Ne olacak peki İztuzu’nun geleceği?
Orada sayısını bilemediğimiz kadar şezlong ve güneşlik vardı. Bilim adamları kuma gömülen şemsiyenin, şezlongun altında kaplumbağa yumurtası olup olmadığını kimse bilemez diyor. Kaplumbağanın nereye yumurtlayacağını bilemediğimiz için o bölgeyi komple şezlong ve şemsiyeden arındırmak istiyoruz. ‘AK Parti insanların yaşam tarzına karışıyor, plaj hakkımız elimizden alınıyor’ demesinler sonra. Plajı kullanmak isteyen havlusunu alır ve gider. 

Başkanlığa evet!

16 imparatorluğu temsil eden karşılama epey gündemde kaldı. 

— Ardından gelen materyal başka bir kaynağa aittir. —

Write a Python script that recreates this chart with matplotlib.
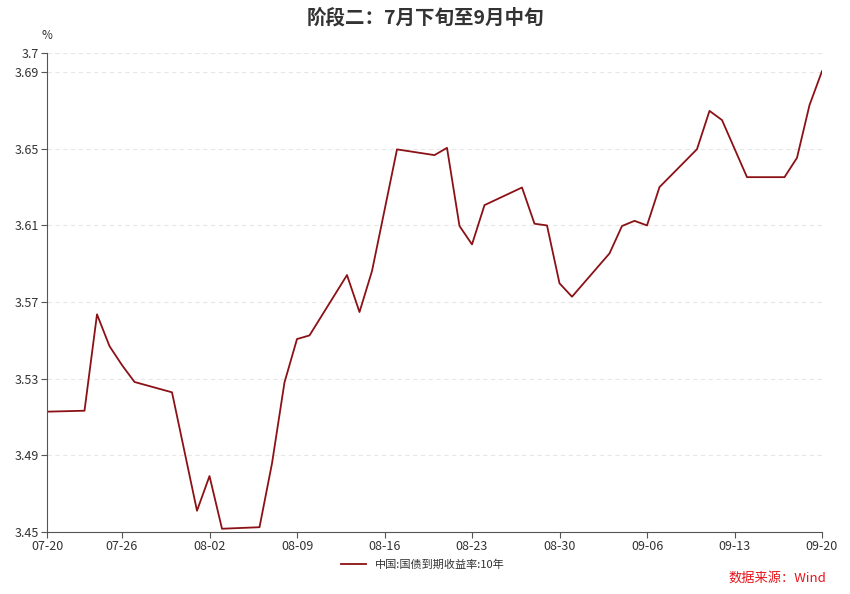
import numpy as np
import pandas as pd
import matplotlib
matplotlib.use('Agg')
import matplotlib.pyplot as plt
import matplotlib.dates as mdates

plt.rcParams['font.family'] = ['Noto Sans CJK SC', 'DejaVu Sans']

# 中国:国债到期收益率:10年 (2018, trading days)
dates = ['2018-07-20', '2018-07-23', '2018-07-24', '2018-07-25', '2018-07-26', '2018-07-27',
         '2018-07-30', '2018-07-31', '2018-08-01', '2018-08-02', '2018-08-03',
         '2018-08-06', '2018-08-07', '2018-08-08', '2018-08-09', '2018-08-10',
         '2018-08-13', '2018-08-14', '2018-08-15', '2018-08-16', '2018-08-17',
         '2018-08-20', '2018-08-21', '2018-08-22', '2018-08-23', '2018-08-24',
         '2018-08-27', '2018-08-28', '2018-08-29', '2018-08-30', '2018-08-31',
         '2018-09-03', '2018-09-04', '2018-09-05', '2018-09-06', '2018-09-07',
         '2018-09-10', '2018-09-11', '2018-09-12', '2018-09-13', '2018-09-14',
         '2018-09-17', '2018-09-18', '2018-09-19', '2018-09-20']
yields = [3.5128, 3.5133, 3.5636, 3.5470, 3.5371, 3.5283,
          3.5229, 3.4920, 3.4611, 3.4792, 3.4517,
          3.4525, 3.4858, 3.5281, 3.5507, 3.5526,
          3.5841, 3.5648, 3.5862, 3.6179, 3.6497,
          3.6467, 3.6505, 3.6097, 3.6001, 3.6206,
          3.6298, 3.6109, 3.6100, 3.5798, 3.5728,
          3.5954, 3.6097, 3.6124, 3.6100, 3.6300,
          3.6498, 3.6698, 3.6650, 3.6501, 3.6352,
          3.6352, 3.6453, 3.6728, 3.6905]

x_ticks = ['2018-07-20', '2018-07-26', '2018-08-02', '2018-08-09', '2018-08-16',
           '2018-08-23', '2018-08-30', '2018-09-06', '2018-09-13', '2018-09-20']
y_ticks = [3.45, 3.49, 3.53, 3.57, 3.61, 3.65, 3.69, 3.7]

series_name = '中国:国债到期收益率:10年'
title = '阶段二：7月下旬至9月中旬'
source = '数据来源：Wind'

dt = pd.to_datetime(dates)
xt = pd.to_datetime(x_ticks)

fig = plt.figure(figsize=(8.5, 5.94), dpi=100)
ax = fig.add_axes([47 / 850, 62 / 594, 775 / 850, 479 / 594])

ax.plot(dt, yields, color='#8b1116', linewidth=1.3, label=series_name)

ax.set_xlim(xt[0], xt[-1])
ax.set_ylim(3.45, 3.7)
ax.set_xticks(xt)
ax.xaxis.set_major_formatter(mdates.DateFormatter('%m-%d'))
ax.set_yticks(y_ticks)
ax.set_yticklabels([f'{v:g}' for v in y_ticks])

ax.grid(axis='y', color='#e6e6e6', linestyle=(0, (4, 3)), linewidth=0.8)
ax.set_axisbelow(True)
for s in ['top', 'right']:
    ax.spines[s].set_visible(False)
for s in ['left', 'bottom']:
    ax.spines[s].set_color('#555555')
    ax.spines[s].set_linewidth(0.8)
ax.tick_params(axis='both', colors='#555555', labelsize=9, length=4, width=0.8,
               labelcolor='#333333', pad=2)

ax.text(0, 1.022, '%', transform=ax.transAxes, fontsize=8.5, color='#333333',
        ha='center', va='bottom')

fig.text(0.5, 1 - 18 / 594, title, ha='center', va='center', fontsize=14,
         fontweight='bold', color='#333333')

ax.legend(loc='upper center', bbox_to_anchor=(0.485, -0.036), frameon=False,
          fontsize=8, handlelength=2.2, labelcolor='#333333')

fig.text(826 / 850, 1 - 578 / 594, source, ha='right', va='center', fontsize=9.5,
         color='#e8141b')

fig.savefig('out.png', dpi=100)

Evet kardeşim, biz 16 imparatorluk kurmuş bir milletiz. Sen ‘öyle değiliz’ diyorsan olma. Ama bu millet kurduğu 16 milletle de iftihar eder. Gelen herkese ‘Benim bir geçmişim var, bu geçmiş milattan öncesine gider, ben böyle bir milletim’ diyor. Ama birileri ‘Hayır ben böyle bir milletten değilim’ diyorsa onlar da olmasın ama bizim de bunu deme hakkımız var. Gelen heyetlere köklü, güçlü bir devlet olduğumuzu söylemeyelim mi, güçlü devlet olmayalım mı? Hun İmparatorluğu’nun bu milletin geçmişinde olduğunu söylemek sizin neden hoşunuza gitmez. Türkiye itibarlı olunca neden rahatsız olurlar anlamış değilim.
Ak Saray’la ilgili çok sayıda asılsız haber yapılmasına ne dersiniz?
80 milyonluk dev bir ülkenin hangi güçlere sahip olduğuyla değil de, Ak Saray’ın fayanslarıyla uğraşıyorlar.  
Erdoğan’ın Bakanlar Kurulunu Cumhurbaşkanlığı Sarayı'nda toplaması başkanlık sistemi tartışmasını  gündeme getirdi. Sizin yaklaşımınız nedir?
Bu millet başkanlık sisteminden yana. Milletin gönlünde başkanlık sistemi yatıyor. Ülkenin bazı sorunları başkanlık sisteminin olmamasından kaynaklanıyor. Sistem değişirse, ülke daha hızlı kalkınır. Başkanlık sistemine ‘Evet’ diyorum.